====== Provided data
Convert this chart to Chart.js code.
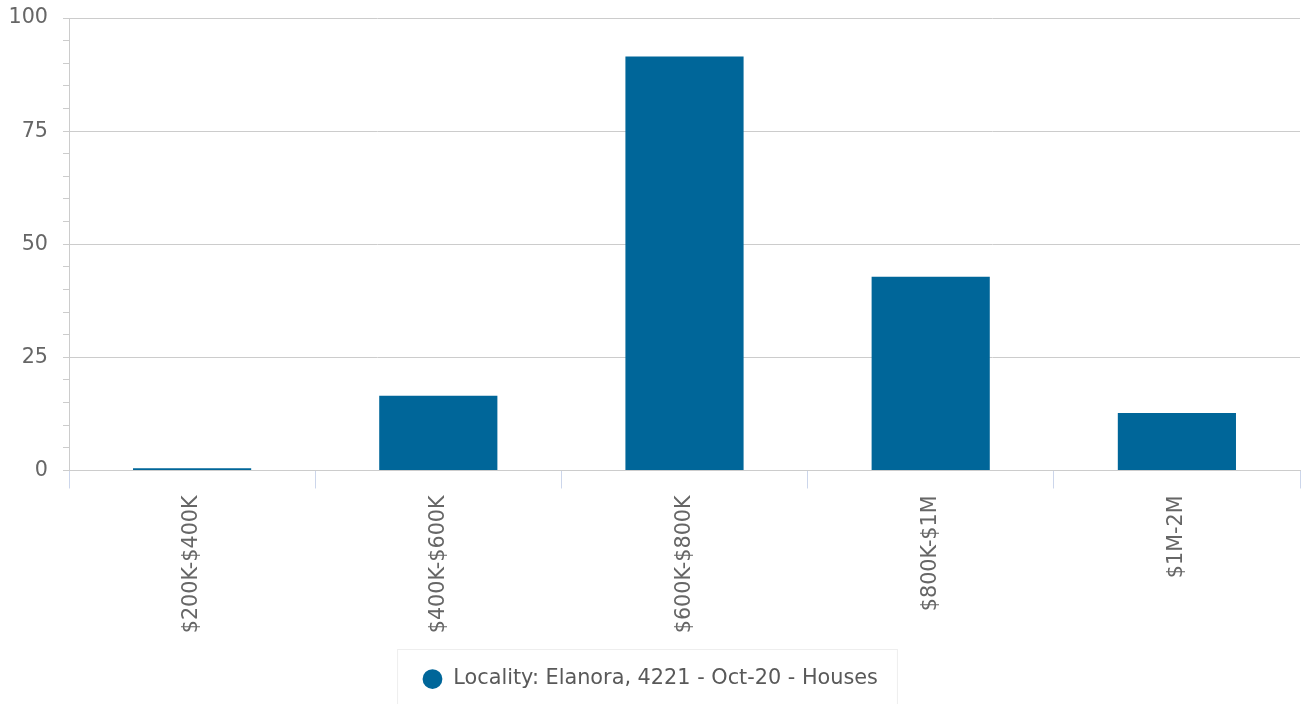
<!DOCTYPE html>
<html>
<head>
<meta charset="utf-8">
<script src="https://cdn.jsdelivr.net/npm/chart.js@4"></script>
<style>
  body { margin: 0; background: #fff; }
  #wrap { width: 1301px; height: 704px; }
</style>
</head>
<body>
<div id="wrap"><canvas id="priceChart"></canvas></div>
<script>
const categories = ['$200K-$400K', '$400K-$600K', '$600K-$800K', '$800K-$1M', '$1M-2M'];
const counts = [0.5, 16.5, 91.5, 42.8, 12.7];
const seriesName = 'Locality: Elanora, 4221 - Oct-20 - Houses';
const yTicks = [0, 25, 50, 75, 100];

const fontFamily = '"DejaVu Sans", Verdana, sans-serif';

// draws the thin box round the legend
const legendBox = {
    id: 'legendBox',
    afterDraw(chart) {
        const box = chart.legend.legendHitBoxes[0];
        if (!box) return;
        const c = chart.ctx;
        c.save();
        c.strokeStyle = '#eeeeee';
        c.lineWidth = 1;
        c.strokeRect(box.left - 24.5, 649.5, box.width + 44, 80);
        c.restore();
    }
};

var ctx = document.getElementById('priceChart').getContext('2d');

const priceChart = new Chart(ctx, {
    type: 'bar',
    data: {
        labels: categories,
        datasets: [{
            label: seriesName,
            data: counts,
            backgroundColor: '#006699',
            borderWidth: 0,
            barPercentage: 0.48,
            categoryPercentage: 1
        }]
    },
    options: {
        responsive: true,
        maintainAspectRatio: false,
        animation: false,
        layout: {
            padding: { top: 18, right: 1, left: 0, bottom: 4.5 }
        },
        plugins: {
            tooltip: { enabled: false },
            legend: {
                position: 'bottom',
                labels: {
                    usePointStyle: true,
                    pointStyle: 'circle',
                    boxHeight: 14,
                    color: '#595959',
                    padding: 28.5,
                    font: { family: fontFamily, size: 20.8 }
                }
            }
        },
        scales: {
            x: {
                offset: true,
                border: { color: '#cccccc', width: 1 },
                grid: {
                    offset: true,
                    drawOnChartArea: false,
                    tickLength: 18,
                    tickColor: '#ccd6eb'
                },
                ticks: {
                    color: '#666666',
                    minRotation: 90,
                    maxRotation: 90,
                    padding: 7,
                    font: { family: fontFamily, size: 20.7 }
                }
            },
            y: {
                min: 0,
                max: 100,
                afterFit: s => { s.width = 69; s.paddingTop = 0; s.paddingBottom = 0; },
                border: { color: '#cccccc', width: 1 },
                grid: {
                    color: c => yTicks.includes(c.tick.value) ? '#cccccc' : 'rgba(0,0,0,0)',
                    tickColor: '#cccccc',
                    tickLength: 6
                },
                ticks: {
                    stepSize: 5,
                    autoSkip: false,
                    color: '#666666',
                    padding: 15,
                    font: { family: fontFamily, size: 20.7 },
                    callback: v => yTicks.includes(v) ? v : ''
                }
            }
        }
    },
    plugins: [legendBox]
});
</script>
</body>
</html>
============
Exercise
The data should be printed again unchanged; leave its pictures out.

Worked solution
Convert this chart to Chart.js code.
<!DOCTYPE html>
<html>
<head>
<meta charset="utf-8">
<script src="https://cdn.jsdelivr.net/npm/chart.js@4"></script>
<style>
  body { margin: 0; background: #fff; }
  #wrap { width: 1301px; height: 704px; }
</style>
</head>
<body>
<div id="wrap"><canvas id="priceChart"></canvas></div>
<script>
const categories = ['$200K-$400K', '$400K-$600K', '$600K-$800K', '$800K-$1M', '$1M-2M'];
const counts = [0.5, 16.5, 91.5, 42.8, 12.7];
const seriesName = 'Locality: Elanora, 4221 - Oct-20 - Houses';
const yTicks = [0, 25, 50, 75, 100];

const fontFamily = '"DejaVu Sans", Verdana, sans-serif';

// draws the thin box round the legend
const legendBox = {
    id: 'legendBox',
    afterDraw(chart) {
        const box = chart.legend.legendHitBoxes[0];
        if (!box) return;
        const c = chart.ctx;
        c.save();
        c.strokeStyle = '#eeeeee';
        c.lineWidth = 1;
        c.strokeRect(box.left - 24.5, 649.5, box.width + 44, 80);
        c.restore();
    }
};

var ctx = document.getElementById('priceChart').getContext('2d');

const priceChart = new Chart(ctx, {
    type: 'bar',
    data: {
        labels: categories,
        datasets: [{
            label: seriesName,
            data: counts,
            backgroundColor: '#006699',
            borderWidth: 0,
            barPercentage: 0.48,
            categoryPercentage: 1
        }]
    },
    options: {
        responsive: true,
        maintainAspectRatio: false,
        animation: false,
        layout: {
            padding: { top: 18, right: 1, left: 0, bottom: 4.5 }
        },
        plugins: {
            tooltip: { enabled: false },
            legend: {
                position: 'bottom',
                labels: {
                    usePointStyle: true,
                    pointStyle: 'circle',
                    boxHeight: 14,
                    color: '#595959',
                    padding: 28.5,
                    font: { family: fontFamily, size: 20.8 }
                }
            }
        },
        scales: {
            x: {
                offset: true,
                border: { color: '#cccccc', width: 1 },
                grid: {
                    offset: true,
                    drawOnChartArea: false,
                    tickLength: 18,
                    tickColor: '#ccd6eb'
                },
                ticks: {
                    color: '#666666',
                    minRotation: 90,
                    maxRotation: 90,
                    padding: 7,
                    font: { family: fontFamily, size: 20.7 }
                }
            },
            y: {
                min: 0,
                max: 100,
                afterFit: s => { s.width = 69; s.paddingTop = 0; s.paddingBottom = 0; },
                border: { color: '#cccccc', width: 1 },
                grid: {
                    color: c => yTicks.includes(c.tick.value) ? '#cccccc' : 'rgba(0,0,0,0)',
                    tickColor: '#cccccc',
                    tickLength: 6
                },
                ticks: {
                    stepSize: 5,
                    autoSkip: false,
                    color: '#666666',
                    padding: 15,
                    font: { family: fontFamily, size: 20.7 },
                    callback: v => yTicks.includes(v) ? v : ''
                }
            }
        }
    },
    plugins: [legendBox]
});
</script>
</body>
</html>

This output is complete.